All along, Robert Kagan was frowning, fidgeting, growing visibly icy. It turned out he hadn’t really left the comfort of the neoconservative collective at all and was highly displeased with Kurt Campbell’s effort to be “flip and funny.”
A source close to Campbell told me that despite the accuracy of the metaphor he used to describe neoconservatives, Campbell had not intended to offend Robert Kagan at all. In fact, given what many neoconservatives say about realists and liberal internationalists, this was pretty light fare.
Another source told me that Kagan decided he would not appear on the Princeton Project panel with Campbell the next day. While some would have said “great” — now we can have a reality-based discussion, the fact is that there are times when balance and ideological diversity are important, and this was one of those. Kagan jumping ship would not have been good.
So, Campbell went out to buy Bob Kagan “a tie”, wrote him a note of apology, and thanked him for his service “on behalf of a grateful nation.”
I hear that the teasing of Richard Holbrooke at the dinner was even more sizzling, but that will wait for a few weeks so that my sources are not inadvertently outed.

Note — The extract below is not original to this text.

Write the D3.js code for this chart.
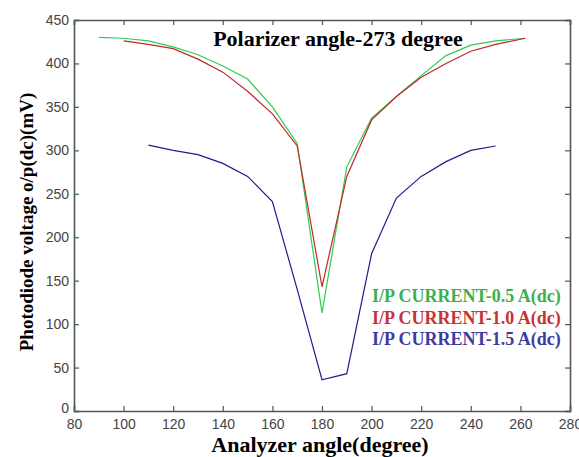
<!DOCTYPE html>
<html>
<head>
<meta charset="utf-8">
<script src="https://cdn.jsdelivr.net/npm/d3@7"></script>
<style>
  body { margin: 0; background: #fff; }
  .tick text { font-family: "Liberation Sans", Arial, sans-serif; font-size: 14px; fill: #444; }
</style>
</head>
<body>
<script>
// Data
var angles05 = [90, 100, 110, 120, 130, 140, 150, 160, 170, 180, 190, 200, 210, 220, 230, 240, 250, 262];
var volts05  = [430, 429, 426, 419, 410, 397, 382, 350, 308, 113, 281, 337, 362, 386, 409, 421, 426, 429];

var angles10 = [100, 110, 120, 130, 140, 150, 160, 170, 180, 190, 200, 210, 220, 230, 240, 250, 262];
var volts10  = [426, 422, 417, 405, 390, 368, 342, 305, 143, 270, 335, 362, 384, 400, 414, 422, 429];

var angles15 = [110, 120, 130, 140, 150, 160, 170, 180, 190, 200, 210, 220, 230, 240, 250];
var volts15  = [306, 300, 295, 285, 270, 241, 140, 36, 43, 181, 245, 270, 287, 300, 305];

var xTicks = [80, 100, 120, 140, 160, 180, 200, 220, 240, 260, 280];
var yTicks = [0, 50, 100, 150, 200, 250, 300, 350, 400, 450];

var titleText = "Polarizer angle-273 degree";
var legendLabels = ["I/P CURRENT-0.5 A(dc)", "I/P CURRENT-1.0 A(dc)", "I/P CURRENT-1.5 A(dc)"];

var w = 579, h = 457;
var margin = {top: 20, right: 9, bottom: 46, left: 74};

var svg = d3.select("body").append("svg")
  .attr("width", w)
  .attr("height", h);

var x = d3.scaleLinear().domain([80, 280]).range([margin.left, w - margin.right]);
var y = d3.scaleLinear().domain([0, 450]).range([h - margin.bottom, margin.top]);

var axisColor = "#555";
var serif = "'Liberation Serif', 'Times New Roman', serif";

// axes with inward ticks
var xAxis = svg.append("g")
  .attr("transform", "translate(0," + y(0) + ")")
  .call(d3.axisBottom(x).tickValues(xTicks).tickSize(-5).tickPadding(8).tickFormat(d3.format("d")));
var xTop = svg.append("g")
  .attr("transform", "translate(0," + y(450) + ")")
  .call(d3.axisTop(x).tickValues(xTicks).tickSize(-5).tickFormat(""));
var yAxis = svg.append("g")
  .attr("transform", "translate(" + x(80) + ",0)")
  .call(d3.axisLeft(y).tickValues(yTicks).tickSize(-5).tickPadding(5));
var yRight = svg.append("g")
  .attr("transform", "translate(" + x(280) + ",0)")
  .call(d3.axisRight(y).tickValues(yTicks).tickSize(-5).tickFormat(""));

svg.selectAll(".domain").attr("stroke", axisColor).attr("stroke-width", 1.6);
svg.selectAll(".tick line").attr("stroke", axisColor).attr("stroke-width", 1.2);

// the y "0" label sits a bit higher in the original
yAxis.selectAll(".tick text").filter(d => d == 0).attr("dy", "0.1em");

// lines
var line = d3.line();
var series = [
  {a: angles05, v: volts05, color: "#2ecc52"},
  {a: angles10, v: volts10, color: "#c0282a"},
  {a: angles15, v: volts15, color: "#1e1e8c"}
];
series.forEach(function(s) {
  svg.append("path")
    .datum(s.a.map((d, i) => [x(d), y(s.v[i])]))
    .attr("d", line)
    .attr("fill", "none")
    .attr("stroke", s.color)
    .attr("stroke-width", 1.2);
});

// title
svg.append("text")
  .attr("x", 338)
  .attr("y", 46)
  .attr("text-anchor", "middle")
  .style("font-family", serif)
  .style("font-weight", "bold")
  .style("font-size", "22px")
  .text(titleText);

// legend text
var legendColors = ["#3cb050", "#c83232", "#3c3ca0"];
legendLabels.forEach(function(t, i) {
  svg.append("text")
    .attr("x", 372)
    .attr("y", 302 + i * 21.5)
    .style("font-family", serif)
    .style("font-weight", "bold")
    .style("font-size", "18px")
    .attr("fill", legendColors[i])
    .text(t);
});

// axis labels
svg.append("text")
  .attr("x", 320)
  .attr("y", 452)
  .attr("text-anchor", "middle")
  .style("font-family", serif)
  .style("font-weight", "bold")
  .style("font-size", "22px")
  .text("Analyzer angle(degree)");

svg.append("text")
  .attr("transform", "translate(33,222) rotate(-90)")
  .attr("text-anchor", "middle")
  .style("font-family", serif)
  .style("font-weight", "bold")
  .style("font-size", "19px")
  .text("Photodiode voltage o/p(dc)(mV)");
</script>
</body>
</html>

My own analogy to describe the neocons to lay audiences is the “Borg” in Star Trek. The Borg mean well, but they want to ‘assimilate’ dissimilar cultures and peoples and make them look just like the Borg. If they can’t assimilate them, they either annihilate them or wall them off.
Maybe Kurt Campbell will find that metaphor useful the next time he hangs out with a lost and wandering neoconservative soul.
(Honestly, I hope that Bob Kagan and Kurt Campbell both enjoy this a bit. It’s just too good a story not to post. If not, can someone tell me what tie shop Campbell uses?)